Native American politician and Navajo code talker (1912–2014)

Arthur J. Hubbard Sr. (January 23, 1912 – February 7, 2014) was an American state senator from Arizona, who served as a Navajo Code Talker instructor in World War II.

==Life==
Hubbard was born in 1912 on the Tohono O'odham Nation in Topawa, Arizona Territory, on January 23, 1912, about three weeks before Arizona became a state. He grew up in Ganado, Arizona, which is part of the Navajo Nation, and studied at the University of Arizona. He was the leader of a Navajo tribal band, as a trombone player and singer.

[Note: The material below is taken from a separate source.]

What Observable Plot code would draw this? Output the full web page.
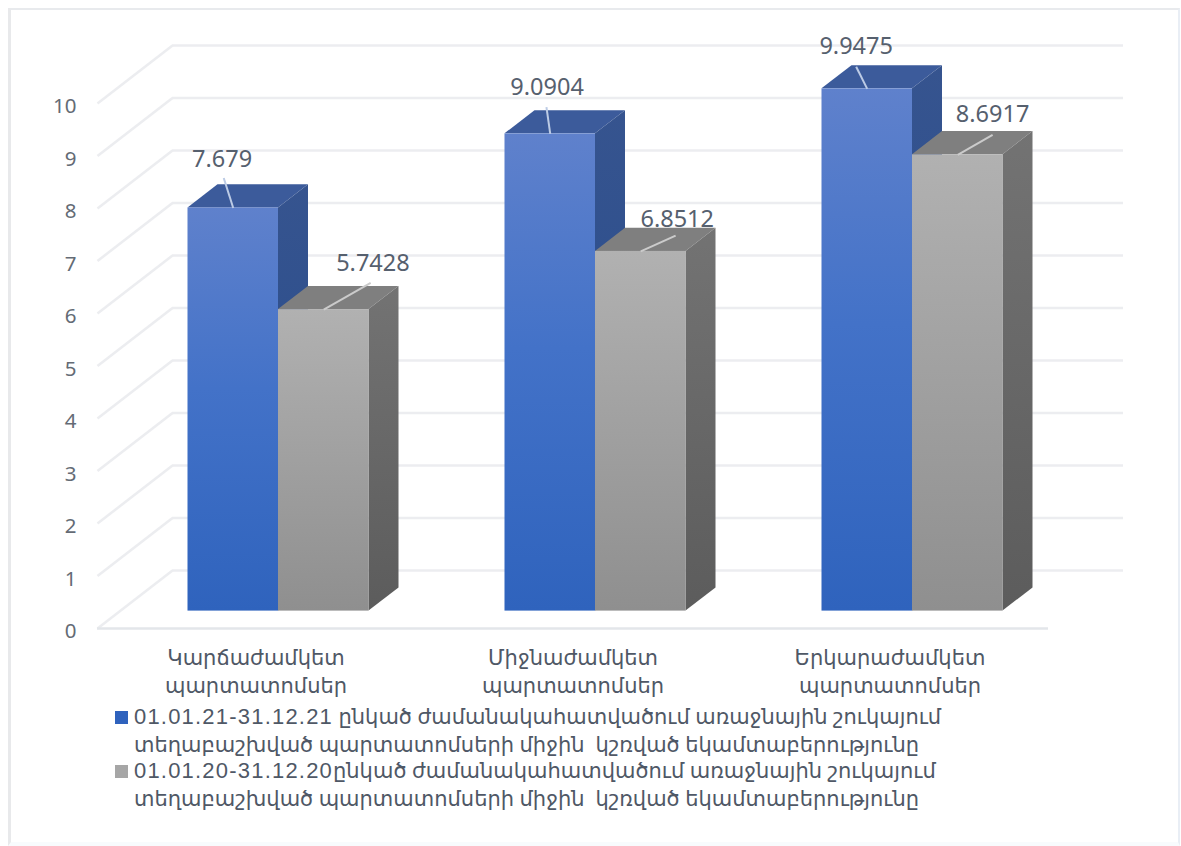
<!DOCTYPE html>
<html lang="hy">
<head>
<meta charset="utf-8">
<script src="https://cdn.jsdelivr.net/npm/d3@7"></script>
<script src="https://cdn.jsdelivr.net/npm/@observablehq/plot@0.6"></script>
<style>
  html, body { margin: 0; padding: 0; background: #fff; }
  body { width: 1181px; height: 846px; overflow: hidden; position: relative; font-family: "Noto Sans", "DejaVu Sans", sans-serif; }
  #frame { position: absolute; left: 8px; top: 8px; width: 1172px; height: 838px; box-sizing: border-box;
           border-top: 2px solid #e8eaed; border-left: 3px solid #e8e9eb; border-right: 2px solid #e9eef5; border-bottom: 4px solid #f8fbfd; }
  #chart { position: absolute; left: 0; top: 0; }
  #chart svg { display: block; background: transparent; }
  #legend { position: absolute; left: 115px; top: 704px; width: 860px; color: #4f5866; font-size: 21px; }
  .entry { position: relative; padding-left: 19px; }
  .line { white-space: pre; height: 24px; line-height: 24px; margin-bottom: 4px; }
  .entry:first-child .line:last-child { margin-bottom: 2px; }
  .swatch { position: absolute; left: 0; top: 7px; width: 13px; height: 13px; }
  .dates { font-family: "Liberation Sans", Arial, sans-serif; font-size: 22px; letter-spacing: 1.2px; }
</style>
</head>
<body>
<div id="frame"></div>
<div id="chart"></div>
<div id="legend"></div>
<script>
// Weighted average yield of bonds placed on the primary market, by maturity class.
const categories = ["Կարճաժամկետ\nպարտատոմսեր", "Միջնաժամկետ\nպարտատոմսեր", "Երկարաժամկետ\nպարտատոմսեր"];
const yields2021 = [7.679, 9.0904, 9.9475];
const yields2020 = [5.7428, 6.8512, 8.6917];
const legendDates = ["01.01.21-31.12.21", "01.01.20-31.12.20"];
const legendFirstLines = [
  " ընկած ժամանակահատվածում առաջնային շուկայում",
  "ընկած ժամանակահատվածում առաջնային շուկայում"
];
const legendSecondLine = "տեղաբաշխված պարտատոմսերի միջին  կշռված եկամտաբերությունը";
const valueLabels = ["7.679", "9.0904", "9.9475", "5.7428", "6.8512", "8.6917"];

// Oblique projection: z runs from the front of the floor (0) to the back wall (1).
const DEPTH_X = 0.2366;  // x units per unit of z
const DEPTH_Y = 1.105;   // y units per unit of z
const BAR_W = 0.2855;
const Z_FRONT = 0.30;
const Z_BACK = 0.70;
const px = (x, z) => x + z * DEPTH_X;
const py = (v, z) => v + z * DEPTH_Y;

const seriesStyle = [
  {front: "url(#blueFront)", side: "url(#blueSide)", top: "#3c5b9b", leader: "#bccbe5"},
  {front: "url(#greyFront)", side: "url(#greySide)", top: "#7f7f7f", leader: "#cbcbcb"}
];
// Where each data label sits relative to the front edge of its bar top.
const leaderShift = [
  [{x: -0.03, y: 0.57}, {x: -0.012, y: 0.51}, {x: -0.035, y: 0.42}],
  [{x: 0.148, y: 0.51}, {x: 0.11, y: 0.30}, {x: 0.11, y: 0.38}]
];
const labelShift = [
  [{x: -0.035, y: 0.92}, {x: -0.01, y: 0.88}, {x: -0.035, y: 0.80}],
  [{x: 0.155, y: 0.88}, {x: 0.115, y: 0.61}, {x: 0.11, y: 0.77}]
];

const series = [yields2021, yields2020];
const bars = series.map((values, j) => values.map((value, i) => ({
  i, j, value,
  x0: i + 0.5 - BAR_W + j * BAR_W,
  x1: i + 0.5 + j * BAR_W
})));

const gridValues = d3.range(0, 11);

const defs = () => d3.create("svg:g").html(`
  <defs>
    <linearGradient id="blueFront" x1="0" y1="0" x2="0" y2="1">
      <stop offset="0" stop-color="#5f81cc"/><stop offset="0.45" stop-color="#4372c8"/><stop offset="1" stop-color="#2f63bd"/>
    </linearGradient>
    <linearGradient id="blueSide" x1="0" y1="0" x2="0" y2="1">
      <stop offset="0" stop-color="#36548f"/><stop offset="1" stop-color="#244a8b"/>
    </linearGradient>
    <linearGradient id="greyFront" x1="0" y1="0" x2="0" y2="1">
      <stop offset="0" stop-color="#b1b1b1"/><stop offset="1" stop-color="#8f8f8f"/>
    </linearGradient>
    <linearGradient id="greySide" x1="0" y1="0" x2="0" y2="1">
      <stop offset="0" stop-color="#737373"/><stop offset="1" stop-color="#5c5c5c"/>
    </linearGradient>
  </defs>`).node();

// One bar is three faces: top and side parallelograms behind a front rectangle.
const barMarks = bars.map((rows, j) => {
  const topRows = rows.flatMap((b) => [Z_FRONT, Z_BACK].map((z) => ({
    id: b.i, y: py(b.value, z), xa: px(b.x0, z), xb: px(b.x1, z)
  })));
  const sideRows = rows.flatMap((b) => [Z_FRONT, Z_BACK].map((z) => ({
    id: b.i, x: px(b.x1, z), yLow: py(0, z), yHigh: py(b.value, z)
  })));
  return [
    Plot.areaX(topRows, {y: "y", x1: "xa", x2: "xb", z: "id", fill: seriesStyle[j].top}),
    Plot.areaY(sideRows, {x: "x", y1: "yLow", y2: "yHigh", z: "id", fill: seriesStyle[j].side}),
    Plot.rect(rows, {
      x1: (b) => px(b.x0, Z_FRONT), x2: (b) => px(b.x1, Z_FRONT),
      y1: py(0, Z_FRONT), y2: (b) => py(b.value, Z_FRONT),
      fill: seriesStyle[j].front
    })
  ];
});

const flatBars = bars.flat();
const leaderX = (b) => px((b.x0 + b.x1) / 2, Z_FRONT);
const leaderY = (b) => py(b.value, Z_FRONT);

const chart = Plot.plot({
  width: 1181,
  height: 704,
  marginLeft: 76,
  marginRight: 0,
  marginTop: 0,
  marginBottom: 0,
  x: {domain: [0, 3], range: [97, 1048]},
  y: {domain: [0, 10], range: [628, 103]},
  marks: [
    defs,
    // Back wall gridlines
    Plot.ruleY(gridValues, {
      y: (v) => py(v, 1), x1: px(0, 1), x2: px(3, 1),
      stroke: "#ecedf0", strokeWidth: 2.5
    }),
    // Side wall gridlines, running from the axis to the back wall
    Plot.link(gridValues, {
      x1: 0, y1: (v) => v, x2: px(0, 1), y2: (v) => py(v, 1),
      stroke: "#ecedf0", strokeWidth: 2.5
    }),
    // Front edge of the floor
    Plot.ruleY([0], {x1: 0, x2: 3, stroke: "#e3e6ea", strokeWidth: 2.5}),
    barMarks,
    // Leader lines from the bar tops to the value labels
    bars.map((rows, j) => Plot.link(rows, {
      x1: leaderX, y1: leaderY,
      x2: (b) => leaderX(b) + leaderShift[b.j][b.i].x,
      y2: (b) => leaderY(b) + leaderShift[b.j][b.i].y,
      stroke: seriesStyle[j].leader, strokeWidth: 2
    })),
    Plot.text(flatBars, {
      x: (b) => leaderX(b) + labelShift[b.j][b.i].x,
      y: (b) => leaderY(b) + labelShift[b.j][b.i].y,
      text: (b) => valueLabels[b.j * 3 + b.i],
      fontSize: 23.5, fill: "#56606e"
    }),
    Plot.axisY({
      ticks: gridValues, tickSize: 0, tickPadding: 0, label: null, dy: 3,
      fontSize: 20.5, color: "#646b75", tickFormat: (d) => `${d}`
    }),
    Plot.axisX({
      ticks: [0.5, 1.5, 2.5], tickSize: 0, label: null, anchor: "bottom",
      tickFormat: (d) => categories[Math.floor(d)],
      fontSize: 21, color: "#4f5866", lineHeight: 1.33, frameAnchor: "bottom",
      dy: -21, textAnchor: "middle", lineAnchor: "bottom"
    })
  ]
});
chart.style.fontFamily = '"Noto Sans", "DejaVu Sans", sans-serif';
document.getElementById("chart").append(chart);

// Legend below the plot, one block per line of text
const legend = d3.select("#legend");
const swatches = ["#2f62bd", "#a6a6a6"];
legendFirstLines.forEach((label, k) => {
  const entry = legend.append("div").attr("class", "entry");
  entry.append("span").attr("class", "swatch").style("background", swatches[k]);
  const first = entry.append("div").attr("class", "line");
  first.append("span").attr("class", "dates").text(legendDates[k]);
  first.append("span").text(label);
  entry.append("div").attr("class", "line").text(legendSecondLine);
});
</script>
</body>
</html>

From 1939 to 1945 Hubbard voluntarily served in the U. S. Marine Corps. During World War II, he was a Navajo Code Talker instructor training over 200 men to transmit coded messages using the Navajo language. After his military duties, the then Governor Jack Williams appointed him Director of Indian Development District of Arizona. In 1972 he became state senator in Arizona, serving for 12 years until 1984. This made him the first Native American senator in the Arizona State Legislature. His other work includes serving as a water rights advisor to the Tohono O'odham Nation, and as a Navajo culture and language instructor at Arizona State University. He also played an important part in the establishment of Diné College (originally known as Navajo Community College), which was the first college established within the Navajo Nation.

Hubbard was inducted into the Arizona Veterans Hall of Fame and the Arizona Democratic Party Hall of Fame. He received the Navajo Code Talker Congressional Silver Medal in 2000. He died at age 102 on February 7, 2014, in Phoenix, Arizona. On his death, flags across the Navajo Nation were flown at half-staff in his honor.